Though different doctors term such conditions by different names like Schizophrenia, mental depression, etc, the cops say there is a social angle to the problem as well. IG (Moradabad) formerly posted as IG (Meerut) Gurbachan Lal, who was holding charge of the case due to the sensitivities involved, muses that while the killer was unrepentant about the brutal killings he had conducted, he was weeping and saying that it happened as 'he was not able to make ends meet'.

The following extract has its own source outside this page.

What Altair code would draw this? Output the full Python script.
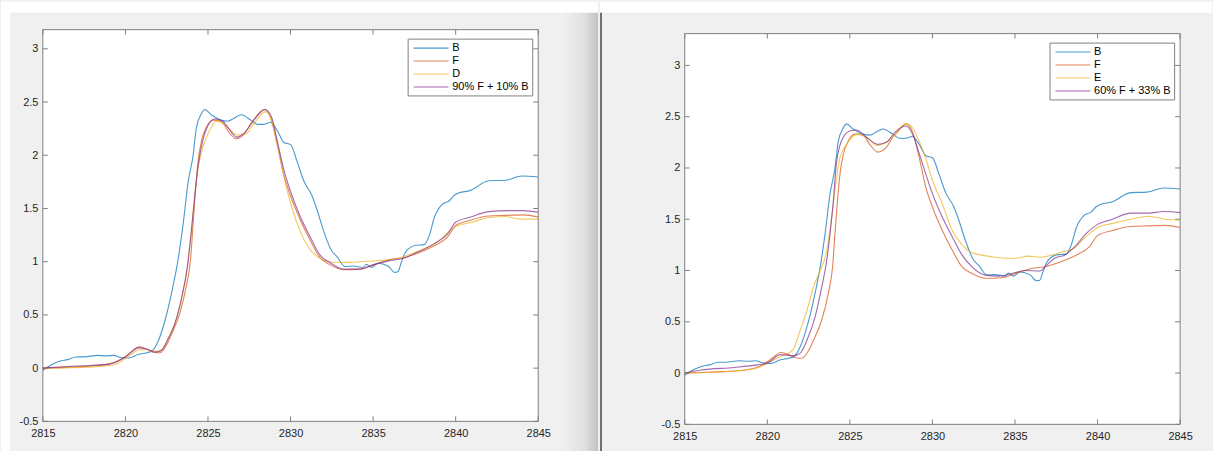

Then there are 'sudden triggers' like taunts by spouse, irritation by kids, official pressures, deadlines, target, etc, which aggravate the situation, a doctor says. Police also feels that in most cases the killings were not carried out by hardened criminals but were instead the handiwork of 'weak, incompetent, struggling and frustrated' people, who acted hastily in the spur of the movement.
Whatever be the cause or prognosis of the brutality, incidents like these seemingly are scarring the relationships like never before and as a result the hallmark of Indian society love is taking a knock for worse!
Love lost:
January 17, 2008: A gradson buthers his grand father in Loni.
March 26, 2008: Brothers shoots sister dead in Bhojpur.
April 16, 2008: Man kills wife and toddler son in Loni.
April 19, 2008: Son kills mother with a scissor in Sanjaynagar.
April 27, 2008: Sons in Vijaynagar kill mother to propitiate Gods.
June 28, 2008: Drunken father kills son in Modinagar.
August 28, 2008: Divorcee husband stabs wife to death in Mussorie.
January 30, 2009: Son kills father in Sihani Gate.
March 9, 2009: Woman gets husband killed in Vijayanagar as he became 'kebab mein haddi' in her illicit relations.
May 7, 2009: Husband strangulates wife in Lalkuan.